Sri Lanka's President Mahinda Rajapaksa has urged supporters to rally on May Day against which the report, which the government says is based on false accusations from human rights groups and pro-Tiger members of the Tamil diaspora.
Ban said an international investigation would need the co-operation of the Sri Lankan government - something it has already rejected - or a Security Council referral likely to be vetoed by China and Russia.
Last week Ban appeared to call for Russia to support his expected bid for a potential second term in the top UN post after the end of this year, telling President Dmitry Medvedev: "I'd like to really count on your strong support, leadership and guidance in continuing my work as Secretary-General."
A spokesman for Ban later denied he was asking for personal support, saying: "What he was asking for was Russia's support for the full range of United Nations work on major topics."
The former South Korean foreign minister has not publicly declared his candidacy for the election, but diplomats say he has made his intentions to seek re-election clear in private, and the United States and other key Security Council members have given preliminary pledges of support for a second five-year term.
John J Metzler, a veteran UN correspondent and lecturer in Asian Studies at St John's University in New York, told Channel 4 News: "I believe he clearly seeks re-election, and he's certainly within his rights to do such.
"He must balance the interests of the five permanent members of the Security Council. He must tread very, very carefully when it comes to humanitarian issues.

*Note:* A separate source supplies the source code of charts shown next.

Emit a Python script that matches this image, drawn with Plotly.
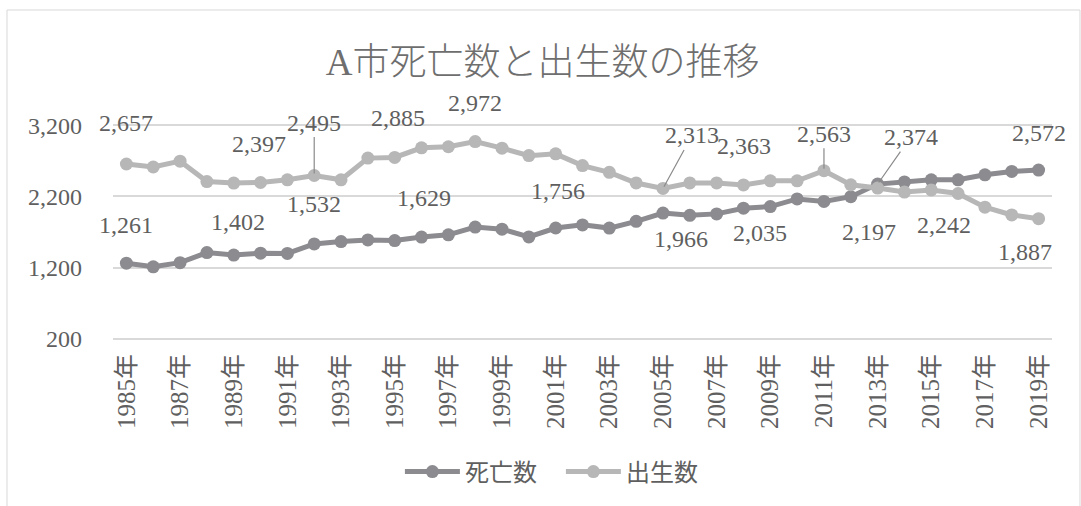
import plotly.graph_objects as go

years = list(range(1985, 2020))
deaths = [1261, 1210, 1268, 1410, 1375, 1402, 1398, 1532, 1565, 1588, 1580, 1629,
          1660, 1770, 1740, 1630, 1756, 1800, 1755, 1850, 1966, 1935, 1955, 2035,
          2058, 2165, 2130, 2197, 2374, 2405, 2435, 2435, 2505, 2552, 2572]
births = [2657, 2615, 2697, 2410, 2388, 2397, 2435, 2495, 2435, 2740, 2750, 2885,
          2900, 2972, 2880, 2775, 2800, 2635, 2540, 2390, 2313, 2390, 2390, 2363,
          2420, 2420, 2563, 2365, 2318, 2262, 2292, 2242, 2050, 1940, 1887]
tick_years = years[::2]
tick_labels = [f"{y}年" for y in tick_years]
y_ticks = [200, 1200, 2200, 3200]

# labelled points: (year, dx, dy, leader line)
death_labels = [(1985, 0, -38, False), (1990, -23, -31, False), (1992, 0, -40, False),
                (1996, 2, -39, False), (2001, 2, -37, False), (2005, 18, 26, False),
                (2008, 17, 25, False), (2012, 18, 35, False), (2013, 33, -47, True),
                (2019, 0, -37, False)]
birth_labels = [(1985, 0, -41, False), (1990, -2, -38, False), (1992, 0, -53, True),
                (1996, -24, -30, False), (1998, 0, -39, False), (2005, 29, -53, True),
                (2008, 1, -39, False), (2011, 0, -37, True), (2016, -14, 32, False),
                (2019, -14, 33, False)]

FONT = "Liberation Serif, Noto Sans CJK JP"
TXT = "#5f5f5f"
C_DEATH = "#8b8b90"
C_BIRTH = "#b7b7b7"
GRID = "#d9d9d9"

fig = go.Figure()
fig.add_trace(go.Scatter(x=years, y=deaths, name="死亡数", mode="lines+markers",
                         line=dict(color=C_DEATH, width=5),
                         marker=dict(color=C_DEATH, size=13)))
fig.add_trace(go.Scatter(x=years, y=births, name="出生数", mode="lines+markers",
                         line=dict(color=C_BIRTH, width=5),
                         marker=dict(color=C_BIRTH, size=13)))

annotations = []
for series, labels in ((deaths, death_labels), (births, birth_labels)):
    for yr, dx, dy, leader in labels:
        v = series[years.index(yr)]
        txt = f"{v:,}"
        if leader:
            annotations.append(dict(x=yr, y=v, text=txt, showarrow=True, arrowhead=0,
                                    arrowwidth=1.2, arrowcolor="#8a8a8a", ax=dx, ay=dy,
                                    standoff=2, font=dict(family=FONT, size=24, color=TXT)))
        else:
            annotations.append(dict(x=yr, y=v, text=txt, showarrow=False,
                                    xshift=dx, yshift=-dy,
                                    font=dict(family=FONT, size=24, color=TXT)))

shapes = [dict(type="rect", xref="paper", yref="paper", x0=-0.1129, x1=1.0298,
               y0=-0.9, y1=1.5278, line=dict(color=GRID, width=1),
               fillcolor="rgba(0,0,0,0)")]

fig.update_layout(
    width=1081, height=506,
    margin=dict(l=113, r=29, t=124, b=166, autoexpand=False),
    paper_bgcolor="white", plot_bgcolor="white",
    title=dict(text="A市死亡数と出生数の推移", x=0.502, xanchor="center",
               y=1 - 62 / 506, yanchor="middle",
               font=dict(family=FONT, size=37, color="#6e6e6e", weight=300)),
    font=dict(family=FONT, size=24, color=TXT),
    showlegend=True,
    legend=dict(orientation="h", x=0.477, xanchor="center", y=-0.611, yanchor="middle",
                itemwidth=55, entrywidth=91, font=dict(family=FONT, size=24, color=TXT),
                bgcolor="rgba(0,0,0,0)"),
    annotations=annotations,
    shapes=shapes,
)
fig.update_xaxes(range=[1984.5, 2019.5], tickmode="array", tickvals=tick_years,
                 ticktext=tick_labels, tickangle=-90, showgrid=False, zeroline=False,
                 showline=False, ticks="", ticklabelstandoff=8,
                 tickfont=dict(family=FONT, size=25, color=TXT))
fig.update_yaxes(range=[180, 3220], tickmode="array", tickvals=y_ticks,
                 ticktext=[f"{v:,}" for v in y_ticks], showgrid=True,
                 gridcolor=GRID, gridwidth=1.5, zeroline=False, showline=False,
                 ticklabelstandoff=30, tickfont=dict(family=FONT, size=24, color=TXT))

fig.write_html("out.html", config={"displayModeBar": False},
               post_script="document.body.style.margin='0';document.body.style.padding='0';")
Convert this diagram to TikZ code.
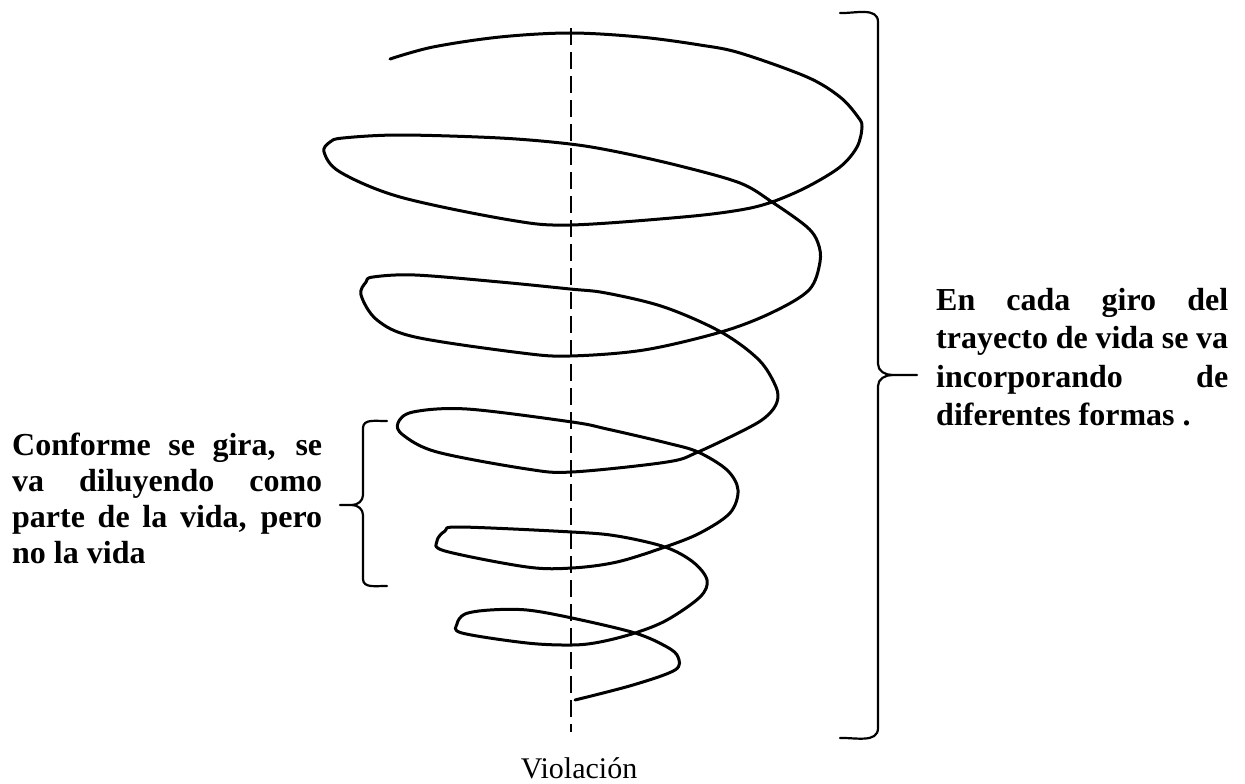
\documentclass[tikz,border=0pt]{standalone}
\usepackage{fontspec}
\setmainfont{Liberation Serif}
\usetikzlibrary{positioning}

\begin{document}
\begin{tikzpicture}[x=1pt, y=-1pt,
    note/.style={font=\fontsize{32}{36}\selectfont\bfseries, align=left,
                 inner sep=0pt, anchor=north west},
    spiral/.style={line width=3pt, line cap=round, line join=round},
    axisline/.style={line width=2.4pt, dash pattern=on 17pt off 7pt},
    bracket/.style={line width=2.2pt, line cap=round}]
  \useasboundingbox (0,0) rectangle (1245,784);

  % axis of the spiral
  \coordinate (axtop) at (571,28);
  \coordinate (axbot) at (571,732);
  \draw[axisline] (axtop) -- (axbot);
  \node[font=\fontsize{30}{36}\selectfont, anchor=base] (viol) at (579,778) {Violación};

  % the spiral, drawn from the top turn down to the axis
  \draw[spiral] plot[smooth, tension=0.55] coordinates {
    (390,59) (433,47) (500,37) (570,33) (640,37) (700,45) (740,53) (807,77)
    (840,97) (858,117) (862,127) (857,147) (840,167) (807,187) (772,202)
    (740,210) (683,217) (570,225) (510,220) (400,197) (340,172) (324,152)
    (330,142) (343,138) (400,135) (500,138) (570,144) (618,152) (680,166)
    (740,183) (772,202) (807,227) (818,243) (820,262) (809,290) (771,313)
    (721,332) (644,350) (570,356) (522,353) (415,337) (377,320) (361,295)
    (366,282) (373,277) (415,275) (500,282) (570,289) (606,293) (664,307)
    (721,332) (759,360) (776,387) (777,402) (768,415) (750,427) (698,452)
    (667,462) (572,472) (527,469) (437,452) (403,435) (398,423) (413,412)
    (467,409) (572,422) (607,429) (667,443) (698,452) (727,470) (738,490)
    (730,513) (700,533) (665,547) (617,562) (572,568) (527,567) (445,551)
    (437,541) (445,531) (460,527) (572,532) (617,536) (665,547) (693,562)
    (707,580) (700,597) (667,620) (635,633) (600,642) (572,645) (527,643)
    (462,633) (457,624) (465,614) (490,610) (527,610) (572,618) (635,633)
    (667,647) (678,657) (675,670) (633,685) (575,700)};

  % right bracket
  \node[note, font=\fontsize{32}{38.5}\selectfont\bfseries] (giro) at (936,288)
    {\makebox[292pt][s]{En cada giro del}\\
     \makebox[292pt][s]{trayecto de vida se va}\\
     \makebox[292pt][s]{incorporando de}\\
     diferentes formas .};
  \coordinate (rtip) at (917,375);
  \draw[bracket] (840,13) to[out=-2,in=90] (878,22) -- (878,364)
    to[out=-90,in=180] (892,375) -- (rtip);
  \draw[bracket] (892,375) to[out=180,in=90] (878,386) -- (878,728)
    to[out=-90,in=2] (840,738);

  % left bracket
  \node[note] (gira) at (12,433)
    {\makebox[310pt][s]{Conforme se gira, se}\\
     \makebox[310pt][s]{va diluyendo como}\\
     \makebox[310pt][s]{parte de la vida, pero}\\
     no la vida};
  \coordinate (ltip) at (340,505);
  \draw[bracket] (387,421) to[out=182,in=90] (363,428) -- (363,495)
    to[out=-90,in=0] (352,505) -- (ltip);
  \draw[bracket] (352,505) to[out=0,in=90] (363,515) -- (363,579)
    to[out=-90,in=178] (387,586);
\end{tikzpicture}
\end{document}
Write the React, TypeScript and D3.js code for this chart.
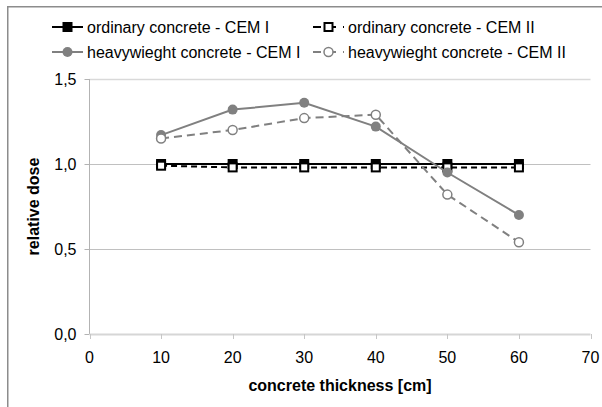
import React from 'react';
import { scaleLinear, line } from 'd3';

const thickness = [10, 20, 30, 40, 50, 60];
const ordinaryCem1 = [1.0, 1.0, 1.0, 1.0, 1.0, 1.0];
const ordinaryCem2 = [0.99, 0.98, 0.98, 0.98, 0.98, 0.98];
const heavyCem1 = [1.17, 1.32, 1.36, 1.22, 0.95, 0.7];
const heavyCem2 = [1.15, 1.2, 1.27, 1.29, 0.82, 0.54];
const xTicks = [0, 10, 20, 30, 40, 50, 60, 70];
const yTicks = [0, 0.5, 1.0, 1.5];

const series = [
    { name: 'ordinary concrete - CEM I', values: ordinaryCem1, color: '#000', dash: null, marker: 'square', filled: true },
    { name: 'ordinary concrete - CEM II', values: ordinaryCem2, color: '#000', dash: '6,4', marker: 'square', filled: false },
    { name: 'heavywieght concrete - CEM I', values: heavyCem1, color: '#808080', dash: null, marker: 'circle', filled: true },
    { name: 'heavywieght concrete - CEM II', values: heavyCem2, color: '#808080', dash: '8,5', marker: 'circle', filled: false },
];

const font = "'Liberation Sans', Arial, sans-serif";

const Marker = ({ s, cx, cy }) => {
    if (s.marker === 'square') {
        return (
            <rect x={cx - 4} y={cy - 4} width={8} height={8}
                fill={s.filled ? '#000' : '#fff'} stroke="#000" strokeWidth={2} />
        );
    }
    return s.filled
        ? <circle cx={cx} cy={cy} r={5} fill={s.color} />
        : <circle cx={cx} cy={cy} r={4.5} fill="#fff" stroke={s.color} strokeWidth={1.5} />;
};

const App = () => {
    const width = 602, height = 407;
    const x = scaleLinear().domain([0, 70]).range([89.5, 590.5]);
    const y = scaleLinear().domain([0, 1.5]).range([334, 79]);

    const drawLine = line()
        .x(d => x(d[0]))
        .y(d => y(d[1]));

    const legendPos = [
        { sx: 52, tx: 87, y: 27 },
        { sx: 313, tx: 348, y: 27 },
        { sx: 52, tx: 87, y: 52 },
        { sx: 313, tx: 348, y: 52 },
    ];

    const py = t => Math.round(y(t)) + 0.5;

    return (
        <svg width={width} height={height} style={{ position: 'absolute', left: 0, top: 0 }}
            fontFamily={font}>
            <rect x={0} y={0} width={width} height={height} fill="#fff" />
            <rect x={7.75} y={6.75} width={620} height={420} fill="none" stroke="#8c8c8c" strokeWidth={1.5} />

            {/* gridlines */}
            {yTicks.filter(t => t > 0).map(t => (
                <line key={t} x1={x(0)} x2={x(70)} y1={py(t)} y2={py(t)}
                    stroke={t === 1.5 ? '#d9d9d9' : '#c0c0c0'} strokeWidth={t === 1.5 ? 1.5 : 1} />
            ))}

            {/* y axis */}
            <line x1={x(0)} x2={x(0)} y1={y(1.5)} y2={y(0)} stroke="#b3b3b3" />
            {yTicks.map(t => (
                <g key={t}>
                    <line x1={x(0) - 5} x2={x(0)} y1={py(t)} y2={py(t)} stroke="#b3b3b3" />
                    <text x={x(0) - 13} y={y(t)} dy="0.35em" textAnchor="end" fontSize={16} fill="#000">
                        {t.toFixed(1).replace('.', ',')}
                    </text>
                </g>
            ))}

            {/* x axis */}
            <line x1={x(0)} x2={x(70)} y1={py(0)} y2={py(0)} stroke="#d6d6d6" strokeWidth={2} />
            {xTicks.map(t => (
                <g key={t}>
                    <line x1={Math.round(x(t)) + 0.5} x2={Math.round(x(t)) + 0.5} y1={y(0)} y2={y(0) + 5} stroke="#c6c6c6" />
                    <text x={x(t)} y={357} dy="0.35em" textAnchor="middle" fontSize={16} fill="#000">{t}</text>
                </g>
            ))}

            <text x={340} y={385} dy="0.35em" textAnchor="middle" fontSize={16} fontWeight="bold">
                concrete thickness [cm]
            </text>
            <text transform={`translate(33, ${(y(0) + y(1.5)) / 2}) rotate(-90)`} dy="0.35em"
                textAnchor="middle" fontSize={16} fontWeight="bold">
                relative dose
            </text>

            {/* series */}
            {series.map(s => {
                const pts = thickness.map((t, i) => [t, s.values[i]]);
                return (
                    <g key={s.name}>
                        <path d={drawLine(pts)} fill="none" stroke={s.color}
                            strokeWidth={2} strokeDasharray={s.dash || undefined} />
                        {pts.map((p, i) => <Marker key={i} s={s} cx={x(p[0])} cy={y(p[1])} />)}
                    </g>
                );
            })}

            {/* legend */}
            {series.map((s, i) => {
                const p = legendPos[i];
                return (
                    <g key={s.name}>
                        <line x1={p.sx} x2={p.sx + 31} y1={p.y} y2={p.y} stroke={s.color}
                            strokeWidth={2} strokeDasharray={s.dash ? '8,7' : undefined} />
                        <Marker s={s} cx={p.sx + 15.5} cy={p.y} />
                        <text x={p.tx} y={p.y} dy="0.35em" fontSize={16} fill="#000">{s.name}</text>
                    </g>
                );
            })}
        </svg>
    );
};

export default App;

"It's clear that for any Secretary-General facing re-election, he is walking in a political minefield, especially with issues like human rights violations. Many of these kinds of governments are going to say: 'We are a sovereign state. We didn't invite you to come here.'
"Ban Ki Moon has been a very active and positive force in keeping humanitarian pipelines open in Haiti or Pakistan after the floods. When it comes to something as sharp and upfront as Sri Lanka or Darfur...then they back away and they become political and they become very, very cautious."
Mr Malloch Brown said the issue highlighted a "new cold war of ideas" with Western liberal democracies calling for greater respect for the rights of minorities clashing with powers like Russia and China, which reject greater international scrutiny an affront to national sovereignty.
He said: "It is too much of an apparent war crime to go uninvestigated. But if he doesn't have the support of the international community and if the Sri Lankans continue to not just stonewall but to actively campaign against him in the UN it would be in practical terms almost impossible to complete any inquiry.
"He may have fallen a fence before human rights would have wanted him to fall, but this was not something he was ever going to be able to bring to fruition.
"Sri Lanka could give anyone a masterclass in using the powers of the UN to its own political advantage. It is brilliant at doing this and ruthless at doing this.
"This is an issue that is clearly dividing the new east and west. And Sri Lanka is in a sense from the point of view of the east more important than what is happening in the Arab world.
"There is a meeting of domestic intelligence chiefs, which the Russians host each year, and at the one after what happened in Sri Lanka to the Tamils, the Sri Lankan security guys were there, and they got a standing ovation.
"There was a view that the Sri Lankans had proved that there could be a military solution - that you don't have to follow this Western defeatist notion, as they see it, that you always have to deal with these terrorists. The Russians obviously felt that in Chechnya there was a military solution too.
"So Ban is up against this really tough, ingrained opposition, which captures the fundamental dispute with human rights in the global community at the moment. It's hard for a Secretary-General to prevail when he is in the middle of a field with elephants trampling around."